***** Data lines *****

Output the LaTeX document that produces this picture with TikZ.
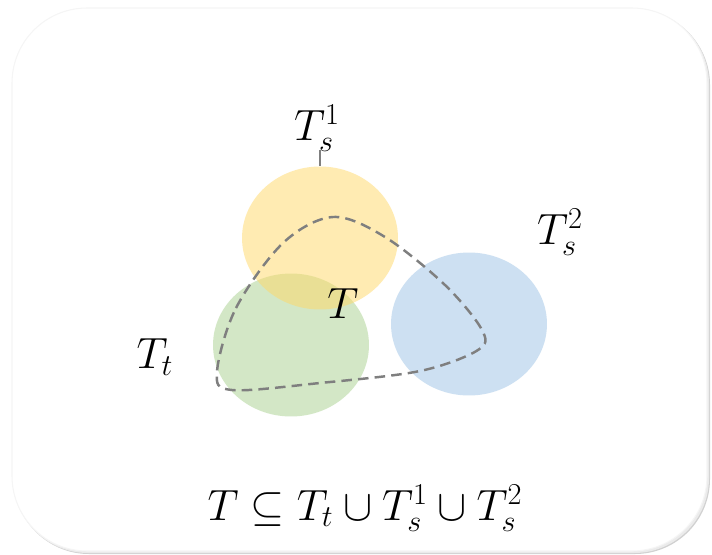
\documentclass[tikz,border=0pt]{standalone}
\usepackage{xcolor}
\usepackage{tikz}
\usetikzlibrary{shapes.geometric,positioning,calc}

\definecolor{setyellow}{HTML}{FFD966}
\definecolor{setgreen}{HTML}{A9D18E}
\definecolor{setblue}{HTML}{9DC3E6}
\definecolor{pathgray}{HTML}{7F7F7F}

\begin{document}
\begin{tikzpicture}[x=0.02cm, y=-0.02cm, semithick]
\tikzstyle{set}=[ellipse, draw=none, fill opacity=0.5, minimum width=3.12cm, minimum height=2.86cm]
\tikzstyle{lab}=[font=\fontsize{24}{28}\selectfont, inner sep=1pt]

\useasboundingbox (0,0) rectangle (712,554);

% Frame with a soft shadow
\fill[black!18, rounded corners=1.5cm] (14,10) rectangle (710,554);
\fill[black!8, rounded corners=1.5cm] (13,9) rectangle (709,553);
\fill[white, rounded corners=1.5cm] (12,8) rectangle (707,551);
\draw[black!4, rounded corners=1.5cm] (12,8) rectangle (707,551);

% The three sets
\node[set, fill=setgreen] (tt) at (291,345) {};
\node[set, fill=setyellow] (ts1) at (320,238) {};
\node[set, fill=setblue] (ts2) at (469,324) {};

% Target set T
\draw[pathgray, line width=1.4pt, dash pattern=on 6pt off 3.5pt] plot[smooth cycle, tension=0.55] coordinates
  {(217,372) (236,308) (283,243) (333,217) (385,237) (445,285) (482,330) (478,350) (420,371) (320,383) (232,390)};

% Labels
\node[lab] (lab1) at (317,128) {$T_s^1$};
\node[lab] (lab2) at (560,232) {$T_s^2$};
\node[lab] (labt) at (155,357) {$T_t$};
\node[lab] (labT) at (343,304) {$T$};
\coordinate (tick) at (320,150);
\draw[pathgray] (tick) -- (ts1.north);

\node[lab] (formula) at (365,508) {$T \subseteq T_t \cup T_s^1 \cup T_s^2$};
\end{tikzpicture}
\end{document}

*****

Write the listing out a second time exactly, dropping all images.

> Final result:
Output the LaTeX document that produces this picture with TikZ.
\documentclass[tikz,border=0pt]{standalone}
\usepackage{xcolor}
\usepackage{tikz}
\usetikzlibrary{shapes.geometric,positioning,calc}

\definecolor{setyellow}{HTML}{FFD966}
\definecolor{setgreen}{HTML}{A9D18E}
\definecolor{setblue}{HTML}{9DC3E6}
\definecolor{pathgray}{HTML}{7F7F7F}

\begin{document}
\begin{tikzpicture}[x=0.02cm, y=-0.02cm, semithick]
\tikzstyle{set}=[ellipse, draw=none, fill opacity=0.5, minimum width=3.12cm, minimum height=2.86cm]
\tikzstyle{lab}=[font=\fontsize{24}{28}\selectfont, inner sep=1pt]

\useasboundingbox (0,0) rectangle (712,554);

% Frame with a soft shadow
\fill[black!18, rounded corners=1.5cm] (14,10) rectangle (710,554);
\fill[black!8, rounded corners=1.5cm] (13,9) rectangle (709,553);
\fill[white, rounded corners=1.5cm] (12,8) rectangle (707,551);
\draw[black!4, rounded corners=1.5cm] (12,8) rectangle (707,551);

% The three sets
\node[set, fill=setgreen] (tt) at (291,345) {};
\node[set, fill=setyellow] (ts1) at (320,238) {};
\node[set, fill=setblue] (ts2) at (469,324) {};

% Target set T
\draw[pathgray, line width=1.4pt, dash pattern=on 6pt off 3.5pt] plot[smooth cycle, tension=0.55] coordinates
  {(217,372) (236,308) (283,243) (333,217) (385,237) (445,285) (482,330) (478,350) (420,371) (320,383) (232,390)};

% Labels
\node[lab] (lab1) at (317,128) {$T_s^1$};
\node[lab] (lab2) at (560,232) {$T_s^2$};
\node[lab] (labt) at (155,357) {$T_t$};
\node[lab] (labT) at (343,304) {$T$};
\coordinate (tick) at (320,150);
\draw[pathgray] (tick) -- (ts1.north);

\node[lab] (formula) at (365,508) {$T \subseteq T_t \cup T_s^1 \cup T_s^2$};
\end{tikzpicture}
\end{document}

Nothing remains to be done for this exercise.